Every time a large storm brings down buildings, the construction industry takes a hit as code officials, insurance companies and consumers begin to question building system integrity. Insurance premiums go up on all structures, even those which are fully-engineered.

What should be of major concern is the sheer number and steady increase in large building failures. This occurring should not surprise anyone. Double structure size will double component numbers, and this alone approximately doubles structure failure probability.

From a consumer safety perspective, large building failures are more a concern than small building failures because there is generally a greater potential for loss of life in larger facilities. In response, some individuals have suggested code exemptions for low risk buildings be terminated, at least for larger structures. I am not for more government intervention but buildings are not failing due to a building code exemption.  They are failing because they are not properly engineered and/or constructed.

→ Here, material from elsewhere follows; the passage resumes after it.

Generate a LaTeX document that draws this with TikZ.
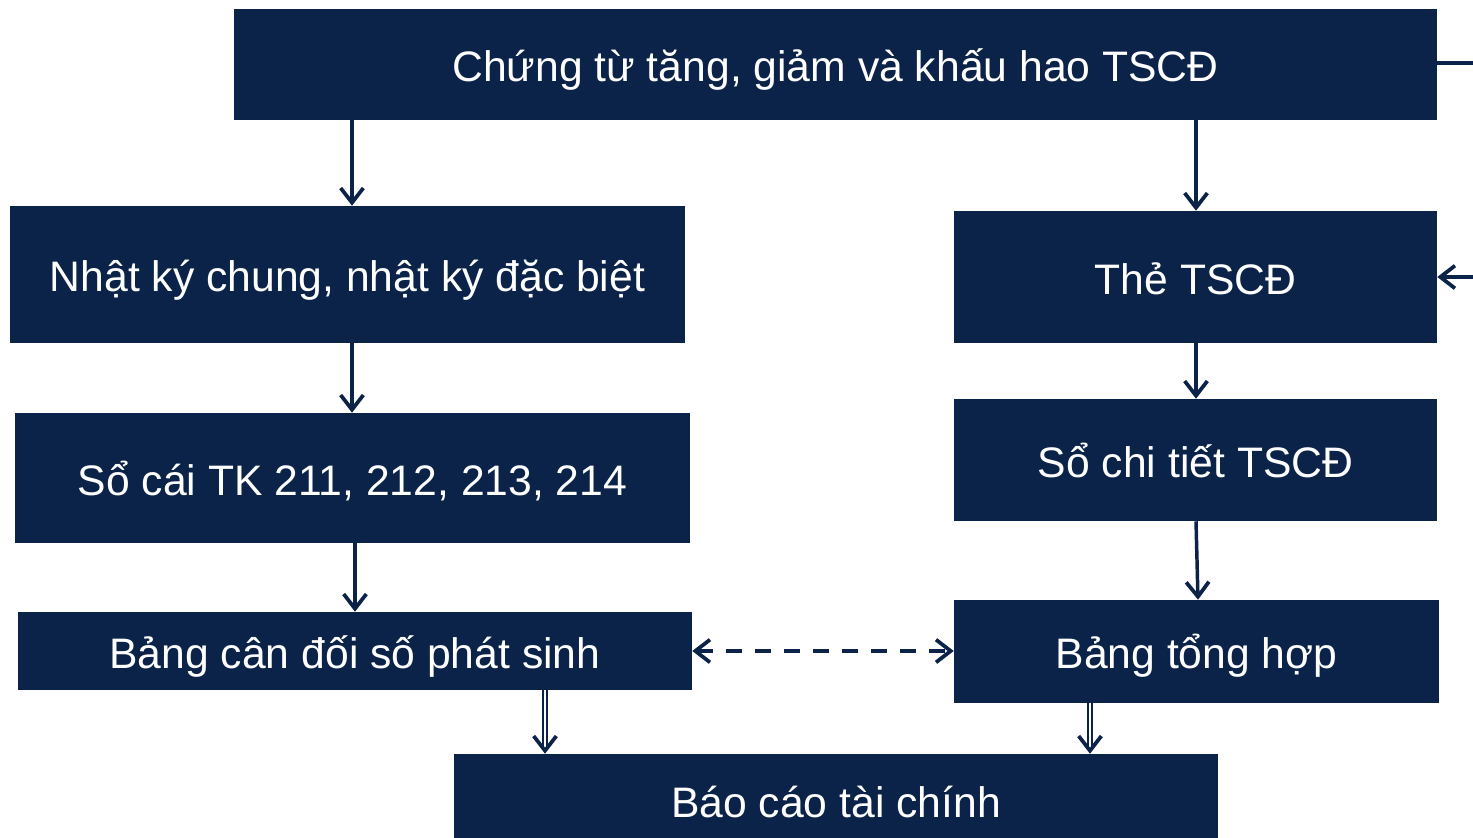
\documentclass[tikz,border=0pt]{standalone}
\usepackage{fontspec}
\setmainfont{Liberation Sans}
\usetikzlibrary{arrows.meta,calc}
\definecolor{navy}{RGB}{11,35,72}
\tikzset{
  box/.style={fill=navy, draw=none, text=white, inner sep=0pt, text height=27pt, text depth=1pt, font=\fontsize{32}{38}\selectfont},
  conn/.style={draw=navy, line width=2.6pt, -{Straight Barb[length=11pt,width=17pt,line width=2.8pt]}},
  plain/.style={draw=navy, line width=2.6pt},
  dbl/.style={draw=navy, line width=1.6pt, double=white, double distance=1.6pt, -{Straight Barb[length=11pt,width=17pt,line width=2.8pt]}},
  dsh/.style={draw=navy, line width=2.6pt, dash pattern=on 12pt off 9.75pt, {Straight Barb[length=11pt,width=17pt,line width=2.8pt]}-{Straight Barb[length=11pt,width=17pt,line width=2.8pt]}}
}
\begin{document}
\begin{tikzpicture}[x=0.75pt,y=-0.75pt]
\useasboundingbox (0,0) rectangle (1473,838);
\node[box, minimum width=902.25pt, minimum height=83.25pt] (top) at (835.5,64.5) {Chứng từ tăng, giảm và khấu hao TSCĐ};
\node[box, minimum width=506.25pt, minimum height=102.75pt] (nk) at (347.5,274.5) {Nhật ký chung, nhật ký đặc biệt};
\node[box, minimum width=362.25pt, minimum height=99pt] (the) at (1195.5,277) {Thẻ TSCĐ};
\node[box, minimum width=506.25pt, minimum height=97.5pt] (sc) at (352.5,478) {Sổ cái TK 211, 212, 213, 214};
\node[box, minimum width=362.25pt, minimum height=91.5pt] (sct) at (1195.5,460) {Sổ chi tiết TSCĐ};
\node[box, minimum width=505.5pt, minimum height=58.5pt] (bcd) at (355,651) {Bảng cân đối số phát sinh};
\node[box, minimum width=363.75pt, minimum height=77.25pt] (bth) at (1196.5,651.5) {Bảng tổng hợp};
\node[box, minimum width=573pt, minimum height=69pt] (bc) at (836,800) {Báo cáo tài chính};
\coordinate (outA) at (1473,63);
\coordinate (outB) at (1473,277);
\draw[conn] (top.south -| 352,0) -- (nk.north -| 352,0);
\draw[conn] (top.south -| 1196,0) -- (the.north -| 1196,0);
\draw[conn] (nk.south -| 352,0) -- (sc.north -| 352,0);
\draw[conn] (the.south -| 1196,0) -- (sct.north -| 1196,0);
\draw[conn] (sc.south -| 355,0) -- (bcd.north -| 355,0);
\draw[conn] (sct.south -| 1196,0) -- (bth.north -| 1198,0);
\draw[dsh] (bcd.east) -- (bth.west |- bcd.east);
\draw[dbl] (bcd.south -| 545,0) -- (bc.north -| 545,0);
\draw[dbl] (bth.south -| 1090,0) -- (bc.north -| 1090,0);
\draw[plain] (top.east |- outA) -- (outA);
\draw[conn] (outB) -- (the.east |- outB);
\end{tikzpicture}
\end{document}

Invariably, when reports of another non-engineered building failure surface, someone will exclaim “they sure don’t build them like they used to.” My typical response is, “Be thankful, because past generation buildings do not come close to modern fully-engineered building performance levels.”

The sheer size of many of today’s buildings, distances they clearspan and loads they can withstand make them true engineering marvels. The low per square foot cost of pole buildings is a reflection of efficient material usage. This efficiency, when coupled with their durability makes the modern, fully engineering pole building probably the world’s most environmentally friendly or “greenest” structures.

My advice, whether your building is “ag exempt” or not, at a minimum, purchase a building which is fully engineered.  Insist your pole building is designed to codes using the loading values for the building site.  Don’t cheap out.  Be safe… not sorry.